If estimates are still found to be inaccurate, this process may need to be repeated 

This will be done a fixed number of times - after which cardinality feedback will not be attempted and the last child will be marked as shareable (USE_FEEDBACK_STATS ='N')

column use_feedback_stats format a18

column sql_text format a80


select c.child_number, c.use_feedback_stats , s.sql_text from v$sql_shared_cursor c,v$sql s 

where s.sql_id=c.sql_id and c.sql_id = 'an4zdfz0h7513' 

and s.child_number= c.child_number;


CHILD_NUMBER USE_FEEDBACK_STATS SQL_TEXT

------------ ------------------ ------------------------------------------------------------

           0 Y                   select * from TABLE(cast( str_func('A,B,C' ) as s_type) ) t

           1 N                   select * from TABLE(cast( str_func('A,B,C' ) as s_type) ) t

Under what conditions is cardinality feedback considered?

At present cardinality feedback monitoring may be enabled in the following cases:

  • Tables with no statistics where dynamic sampling is not used
  • Multiple conjunctive or disjunctive filter predicates on a table and no extended statistics
  • Predicates containing complex operators that the optimizer cannot accurately compute selectivity estimates for.

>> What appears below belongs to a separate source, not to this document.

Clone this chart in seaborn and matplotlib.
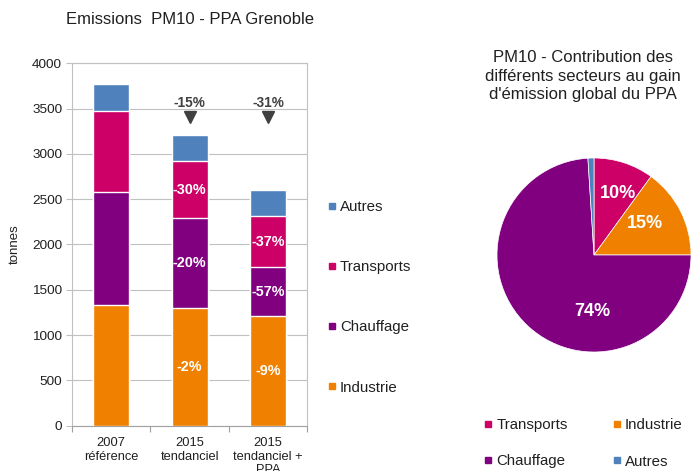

In some cases, there are other techniques available to improve estimation; for instance, dynamic sampling or multi-column statistics allow the optimizer to more accurately estimate selectivity of conjunctive predicates. In cases where these techniques apply, cardinality feedback is not enabled. 
However, if multi-column statistics are not present for the relevant combination of columns, the optimizer can fall back on cardinality feedback.